start SOURCE EXCERPT

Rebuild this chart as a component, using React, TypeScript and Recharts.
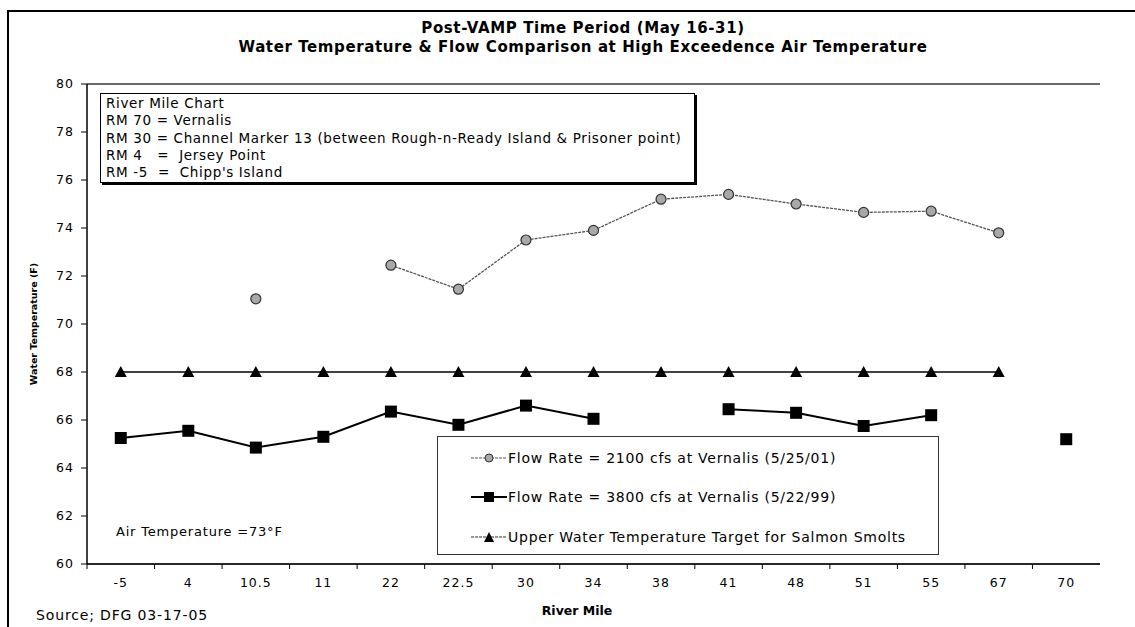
import React from 'react';
import {
  LineChart,
  Line,
  XAxis,
  YAxis,
  CartesianGrid,
  Legend,
  ReferenceLine,
} from 'recharts';

// river mile categories along the x axis
const riverMiles = ['-5', '4', '10.5', '11', '22', '22.5', '30', '34', '38', '41', '48', '51', '55', '67', '70'];

// water temperature (F) at each river mile
const flow2100 = [null, null, 71.05, null, 72.45, 71.45, 73.5, 73.9, 75.2, 75.4, 75.0, 74.65, 74.7, 73.8, null];
const flow3800 = [65.25, 65.55, 64.85, 65.3, 66.35, 65.8, 66.6, 66.05, null, 66.45, 66.3, 65.75, 66.2, null, 65.2];
const salmonTarget = [68, 68, 68, 68, 68, 68, 68, 68, 68, 68, 68, 68, 68, 68, null];

const yTicks = [60, 62, 64, 66, 68, 70, 72, 74, 76, 78, 80];

const seriesLabels = {
  flow2100: 'Flow Rate = 2100 cfs at Vernalis (5/25/01)',
  flow3800: 'Flow Rate = 3800 cfs at Vernalis (5/22/99)',
  target: 'Upper Water Temperature Target for Salmon Smolts',
};

const riverMileNotes = [
  'River Mile Chart',
  'RM 70 = Vernalis',
  'RM 30 = Channel Marker 13 (between Rough-n-Ready Island & Prisoner point)',
  'RM 4   =  Jersey Point',
  'RM -5  =  Chipp\'s Island',
];

const chartData = riverMiles.map((rm, i) => ({
  rm,
  flow2100: flow2100[i],
  flow3800: flow3800[i],
  target: salmonTarget[i],
}));

const FONT = '"DejaVu Sans", Arial, sans-serif';

const CircleDot = (props: any) => {
  const { cx, cy, index } = props;
  if (cx == null || cy == null || props.value == null) return <g key={`c${index}`} />;
  return <circle key={`c${index}`} cx={cx} cy={cy} r={5} fill="#a8a8a8" stroke="#333" strokeWidth={1.2} />;
};

const SquareDot = (props: any) => {
  const { cx, cy, index } = props;
  if (cx == null || cy == null || props.value == null) return <g key={`s${index}`} />;
  return <rect key={`s${index}`} x={cx - 6} y={cy - 6} width={12} height={12} fill="#000" />;
};

const TriangleDot = (props: any) => {
  const { cx, cy, index } = props;
  if (cx == null || cy == null || props.value == null) return <g key={`t${index}`} />;
  return (
    <polygon
      key={`t${index}`}
      points={`${cx},${cy - 6} ${cx - 6},${cy + 5} ${cx + 6},${cy + 5}`}
      fill="#000"
    />
  );
};

// tick marks sit between categories, labels in the middle
const XTick = (props: any) => {
  const { x, y, payload } = props;
  const off = payload.offset ?? 33.75;
  return (
    <g>
      <line x1={x - off} y1={y} x2={x - off} y2={y + 5} stroke="#000" />
      <text x={x} y={y + 23} textAnchor="middle" fontSize={12.5} letterSpacing={1} fontFamily={FONT} fill="#000">
        {payload.value}
      </text>
    </g>
  );
};

const LegendBox = () => {
  const rows = [
    { key: 'flow2100', label: seriesLabels.flow2100 },
    { key: 'flow3800', label: seriesLabels.flow3800 },
    { key: 'target', label: seriesLabels.target },
  ];
  return (
    <div
      style={{
        width: 502,
        height: 119,
        border: '1px solid #333',
        background: '#fff',
        boxSizing: 'border-box',
        paddingTop: 1,
      }}
    >
      {rows.map((r) => (
        <div key={r.key} style={{ display: 'flex', alignItems: 'center', height: 39.5, paddingLeft: 33 }}>
          <svg width={36} height={14} style={{ marginRight: 1 }}>
            {r.key === 'flow2100' && (
              <>
                <line x1={0} y1={7} x2={36} y2={7} stroke="#555" strokeWidth={1.2} strokeDasharray="3 1" />
                <circle cx={18} cy={7} r={4} fill="#a8a8a8" stroke="#333" />
              </>
            )}
            {r.key === 'flow3800' && (
              <>
                <line x1={0} y1={7} x2={36} y2={7} stroke="#000" strokeWidth={2} />
                <rect x={13} y={2} width={10} height={10} fill="#000" />
              </>
            )}
            {r.key === 'target' && (
              <>
                <line x1={0} y1={7} x2={36} y2={7} stroke="#333" strokeWidth={1.2} strokeDasharray="3 1" />
                <polygon points="18,2 13,12 23,12" fill="#000" />
              </>
            )}
          </svg>
          <span style={{ fontSize: 14, letterSpacing: 0.75, fontFamily: FONT, color: '#000', whiteSpace: 'nowrap' }}>{r.label}</span>
        </div>
      ))}
    </div>
  );
};

const overlayText: React.CSSProperties = {
  position: 'absolute',
  fontFamily: FONT,
  color: '#000',
  whiteSpace: 'nowrap',
};

export default function App() {
  return (
    <div style={{ position: 'absolute', left: 0, top: 0, width: 1135, height: 627, background: '#fff', overflow: 'hidden' }}>
      {/* outer frame, top and left only */}
      <div style={{ position: 'absolute', left: 7, top: 10, right: -5, bottom: -5, borderLeft: '2px solid #000', borderTop: '2px solid #000' }} />

      <LineChart
        width={1135}
        height={627}
        data={chartData}
        margin={{ top: 84, right: 35, left: 0, bottom: 33 }}
        style={{ position: 'absolute', left: 0, top: 0 }}
      >
        <CartesianGrid vertical={false} stroke="#444" strokeWidth={1} />
        <XAxis
          dataKey="rm"
          scale="band"
          height={30}
          tickLine={false}
          tickSize={0}
          tickMargin={0}
          interval={0}
          axisLine={{ stroke: '#000', strokeWidth: 1.5 }}
          tick={<XTick />}
        />
        <YAxis
          yAxisId="left"
          width={87}
          domain={[60, 80]}
          ticks={yTicks}
          interval={0}
          tickSize={6}
          tickMargin={7}
          tickLine={{ stroke: '#000' }}
          axisLine={{ stroke: '#000', strokeWidth: 1.5 }}
          tick={{ fontSize: 12.5, letterSpacing: 1, fontFamily: FONT, fill: '#000' }}
        />
        <YAxis
          yAxisId="right"
          orientation="right"
          width={0}
          domain={[60, 80]}
          tick={false}
          tickLine={false}
          axisLine={{ stroke: '#000', strokeWidth: 2.5 }}
        />
        <ReferenceLine yAxisId="left" y={80} stroke="#333" />
        <Legend
          layout="horizontal"
          verticalAlign="middle"
          align="center"
          content={<LegendBox />}
          wrapperStyle={{ position: 'absolute', left: 437, top: 436, width: 502, height: 119 }}
        />
        <Line
          yAxisId="left"
          dataKey="target"
          name={seriesLabels.target}
          stroke="#000"
          strokeWidth={1.5}
          dot={<TriangleDot />}
          activeDot={false}
          isAnimationActive={false}
        />
        <Line
          yAxisId="left"
          dataKey="flow3800"
          name={seriesLabels.flow3800}
          stroke="#000"
          strokeWidth={2}
          dot={<SquareDot />}
          activeDot={false}
          isAnimationActive={false}
        />
        <Line
          yAxisId="left"
          dataKey="flow2100"
          name={seriesLabels.flow2100}
          stroke="#555"
          strokeWidth={1.3}
          strokeDasharray="3 1"
          dot={<CircleDot />}
          activeDot={false}
          isAnimationActive={false}
        />
      </LineChart>

      {/* title */}
      <div style={{ ...overlayText, left: 0, width: 1166, top: 19, textAlign: 'center', fontWeight: 'bold', fontSize: 15, letterSpacing: 0.6, lineHeight: '19px' }}>
        Post-VAMP Time Period (May 16-31)
        <br />
        Water Temperature &amp; Flow Comparison at High Exceedence Air Temperature
      </div>

      {/* river mile notes box */}
      <div
        style={{
          position: 'absolute',
          left: 100,
          top: 93,
          width: 595,
          height: 90,
          border: '1px solid #000',
          boxShadow: '2px 2px 0 #000',
          background: '#fff',
          boxSizing: 'border-box',
          padding: '1px 0 0 5px',
        }}
      >
        {riverMileNotes.map((t) => (
          <div key={t} style={{ fontFamily: FONT, fontSize: 13.5, letterSpacing: 0.65, lineHeight: '17.3px', whiteSpace: 'pre', color: '#000' }}>
            {t}
          </div>
        ))}
      </div>

      {/* y axis title */}
      <div
        style={{
          ...overlayText,
          left: 33,
          top: 324,
          fontSize: 9.5,
          fontWeight: 'bold',
          transform: 'translate(-50%, -50%) rotate(-90deg)',
        }}
      >
        Water Temperature (F)
      </div>

      <div style={{ ...overlayText, left: 116, top: 524, fontSize: 13, letterSpacing: 0.8 }}>Air Temperature =73°F</div>
      <div style={{ ...overlayText, left: 577, top: 603, fontSize: 12.5, fontWeight: 'bold', transform: 'translateX(-50%)' }}>River Mile</div>
      <div style={{ ...overlayText, left: 36, top: 607, fontSize: 14, letterSpacing: 0.85 }}>Source; DFG 03-17-05</div>
    </div>
  );
}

end SOURCE EXCERPT

AIM OF THE TASK
Using the listing above, list every line in which the string "React" occurs.

SOLVED EXERCISE
Rebuild this chart as a component, using React, TypeScript and Recharts.
import React from 'react';
const overlayText: React.CSSProperties = {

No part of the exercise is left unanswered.